For those who are working, this suggests that workers in the US are now more content to be in their current work situation.
But does that also mean they’re not interested in other roles? Not necessarily. Those who say they’re passively open to new opportunities – in other words, they’re open to a conversation or are curious to see what’s out there, but not actively hunting for new roles – grew significantly to 51.1% from 37.3%.
What does that mean for hiring teams? Well, for one, the talent availability out there isn’t limited to those who actively apply for your open roles. If you open a new job and aren’t seeing those star candidates showing up in your inbox, rest assured that they’re out there. You just have to reach out to them and initiate the conversation.
What can you do?
1. Prioritize your employees’ happiness
The increase in job stability means employers should focus on enhancing retention strategies.
This could involve prioritizing employee satisfaction, job security, and providing opportunities for growth and development within the organization.
2. Allow your teams to be flexible
As personal reasons, i.e. family and health priorities, are leading factors for not working, employers need to consider flexible work policies that accommodate personal needs.
This might include offering remote work options, flexible hours, ease of commute, accessibility, or increased family and health support.
3. Market yourself as a great place to work
With more than half of the respondents only passively open to new opportunities, employers should work on making their company stand out as an attractive option.
This could involve marketing the unique benefits and opportunities of their organization, showcasing strong company culture, and emphasizing their dedication to employee well-being and personal growth.
Frequently asked questions
- How has the US full-time employment rate changed since 2021?
- Full-time employment in the US jumped from 55.3% in 2021 to a significant 69.2% in 2023. In contrast, those "not working" drastically reduced from 20.8% to 9.9%.
- Why are US workers choosing not to work in 2023?
- Leading reasons for not working in 2023 include family priorities at 31.1% and health priorities at 25.7%. Many are opting out due to personal choices like personal/professional development, signaling a shift from necessity to choice.
- Are US workers actively seeking new jobs?
- Only 22.6% of respondents in 2023 are actively looking for new opportunities, a decrease from 33.4% in 2021. However, 51.1% are passively open to new roles, suggesting contentment but a willingness to explore new horizons.
- What's the implication for hiring teams?

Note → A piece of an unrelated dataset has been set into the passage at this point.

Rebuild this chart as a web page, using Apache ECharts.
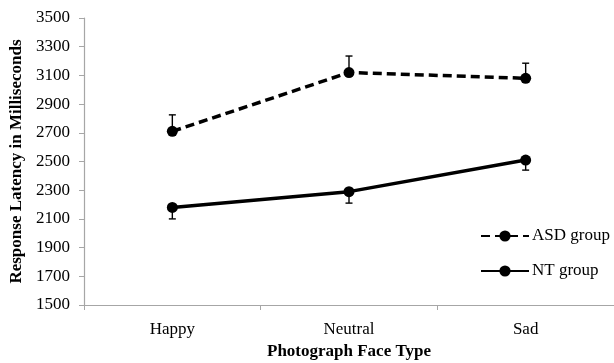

- Hiring teams shouldn't rely solely on active applicants. A vast talent pool is passively open to opportunities, requiring proactive outreach and engagement to tap into their potential.
- How can employers adapt to these job market changes?
- Employers can prioritize employee happiness, foster flexibility in work arrangements, and position themselves as an enticing workplace. Highlighting culture, growth opportunities, and employee well-being can make all the difference.